• _Task_
The listing below is to be output in its exact form.

• _Data excerpt_
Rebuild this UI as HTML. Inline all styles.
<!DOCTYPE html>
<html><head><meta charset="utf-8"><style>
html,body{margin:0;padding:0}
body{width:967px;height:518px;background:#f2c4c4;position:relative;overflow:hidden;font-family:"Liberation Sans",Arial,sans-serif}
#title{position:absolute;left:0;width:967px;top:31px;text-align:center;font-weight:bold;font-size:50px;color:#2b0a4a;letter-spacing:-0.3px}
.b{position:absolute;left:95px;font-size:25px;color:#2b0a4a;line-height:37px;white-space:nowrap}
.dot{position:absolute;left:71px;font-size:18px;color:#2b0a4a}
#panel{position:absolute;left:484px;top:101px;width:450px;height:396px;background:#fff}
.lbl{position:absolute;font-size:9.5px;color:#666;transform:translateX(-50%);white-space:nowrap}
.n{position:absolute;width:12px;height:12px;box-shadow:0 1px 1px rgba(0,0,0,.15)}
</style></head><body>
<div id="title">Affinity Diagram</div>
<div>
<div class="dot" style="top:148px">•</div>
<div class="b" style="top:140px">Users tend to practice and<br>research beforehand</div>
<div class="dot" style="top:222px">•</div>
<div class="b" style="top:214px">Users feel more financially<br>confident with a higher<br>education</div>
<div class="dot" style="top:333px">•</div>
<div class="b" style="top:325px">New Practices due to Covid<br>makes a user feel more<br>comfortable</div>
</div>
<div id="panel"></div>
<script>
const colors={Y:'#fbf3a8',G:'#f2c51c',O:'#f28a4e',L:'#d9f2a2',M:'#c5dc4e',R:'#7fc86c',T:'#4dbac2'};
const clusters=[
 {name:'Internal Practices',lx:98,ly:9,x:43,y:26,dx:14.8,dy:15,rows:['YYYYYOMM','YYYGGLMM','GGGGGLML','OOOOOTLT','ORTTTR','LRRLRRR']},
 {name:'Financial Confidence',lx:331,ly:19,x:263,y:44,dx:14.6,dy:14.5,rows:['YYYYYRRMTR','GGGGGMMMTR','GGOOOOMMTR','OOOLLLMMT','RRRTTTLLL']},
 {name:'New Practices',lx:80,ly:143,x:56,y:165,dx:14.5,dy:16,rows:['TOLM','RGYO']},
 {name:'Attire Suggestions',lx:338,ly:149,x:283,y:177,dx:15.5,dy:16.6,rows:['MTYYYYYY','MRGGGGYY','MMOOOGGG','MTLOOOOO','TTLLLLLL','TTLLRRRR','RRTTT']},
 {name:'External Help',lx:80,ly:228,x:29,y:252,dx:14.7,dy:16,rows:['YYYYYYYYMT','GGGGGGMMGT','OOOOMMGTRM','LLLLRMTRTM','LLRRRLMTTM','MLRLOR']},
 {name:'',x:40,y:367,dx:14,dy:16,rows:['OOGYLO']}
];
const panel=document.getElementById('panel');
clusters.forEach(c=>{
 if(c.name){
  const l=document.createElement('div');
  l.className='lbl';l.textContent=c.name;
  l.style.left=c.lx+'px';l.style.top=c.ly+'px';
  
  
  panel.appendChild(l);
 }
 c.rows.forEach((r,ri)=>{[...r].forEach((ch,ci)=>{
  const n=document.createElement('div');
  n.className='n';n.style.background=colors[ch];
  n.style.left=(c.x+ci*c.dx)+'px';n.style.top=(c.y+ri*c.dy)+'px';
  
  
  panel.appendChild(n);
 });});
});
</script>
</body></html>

• _Result for this exercise_
Rebuild this UI as HTML. Inline all styles.
<!DOCTYPE html>
<html><head><meta charset="utf-8"><style>
html,body{margin:0;padding:0}
body{width:967px;height:518px;background:#f2c4c4;position:relative;overflow:hidden;font-family:"Liberation Sans",Arial,sans-serif}
#title{position:absolute;left:0;width:967px;top:31px;text-align:center;font-weight:bold;font-size:50px;color:#2b0a4a;letter-spacing:-0.3px}
.b{position:absolute;left:95px;font-size:25px;color:#2b0a4a;line-height:37px;white-space:nowrap}
.dot{position:absolute;left:71px;font-size:18px;color:#2b0a4a}
#panel{position:absolute;left:484px;top:101px;width:450px;height:396px;background:#fff}
.lbl{position:absolute;font-size:9.5px;color:#666;transform:translateX(-50%);white-space:nowrap}
.n{position:absolute;width:12px;height:12px;box-shadow:0 1px 1px rgba(0,0,0,.15)}
</style></head><body>
<div id="title">Affinity Diagram</div>
<div>
<div class="dot" style="top:148px">•</div>
<div class="b" style="top:140px">Users tend to practice and<br>research beforehand</div>
<div class="dot" style="top:222px">•</div>
<div class="b" style="top:214px">Users feel more financially<br>confident with a higher<br>education</div>
<div class="dot" style="top:333px">•</div>
<div class="b" style="top:325px">New Practices due to Covid<br>makes a user feel more<br>comfortable</div>
</div>
<div id="panel"></div>
<script>
const colors={Y:'#fbf3a8',G:'#f2c51c',O:'#f28a4e',L:'#d9f2a2',M:'#c5dc4e',R:'#7fc86c',T:'#4dbac2'};
const clusters=[
 {name:'Internal Practices',lx:98,ly:9,x:43,y:26,dx:14.8,dy:15,rows:['YYYYYOMM','YYYGGLMM','GGGGGLML','OOOOOTLT','ORTTTR','LRRLRRR']},
 {name:'Financial Confidence',lx:331,ly:19,x:263,y:44,dx:14.6,dy:14.5,rows:['YYYYYRRMTR','GGGGGMMMTR','GGOOOOMMTR','OOOLLLMMT','RRRTTTLLL']},
 {name:'New Practices',lx:80,ly:143,x:56,y:165,dx:14.5,dy:16,rows:['TOLM','RGYO']},
 {name:'Attire Suggestions',lx:338,ly:149,x:283,y:177,dx:15.5,dy:16.6,rows:['MTYYYYYY','MRGGGGYY','MMOOOGGG','MTLOOOOO','TTLLLLLL','TTLLRRRR','RRTTT']},
 {name:'External Help',lx:80,ly:228,x:29,y:252,dx:14.7,dy:16,rows:['YYYYYYYYMT','GGGGGGMMGT','OOOOMMGTRM','LLLLRMTRTM','LLRRRLMTTM','MLRLOR']},
 {name:'',x:40,y:367,dx:14,dy:16,rows:['OOGYLO']}
];
const panel=document.getElementById('panel');
clusters.forEach(c=>{
 if(c.name){
  const l=document.createElement('div');
  l.className='lbl';l.textContent=c.name;
  l.style.left=c.lx+'px';l.style.top=c.ly+'px';
  
  
  panel.appendChild(l);
 }
 c.rows.forEach((r,ri)=>{[...r].forEach((ch,ci)=>{
  const n=document.createElement('div');
  n.className='n';n.style.background=colors[ch];
  n.style.left=(c.x+ci*c.dx)+'px';n.style.top=(c.y+ri*c.dy)+'px';
  
  
  panel.appendChild(n);
 });});
});
</script>
</body></html>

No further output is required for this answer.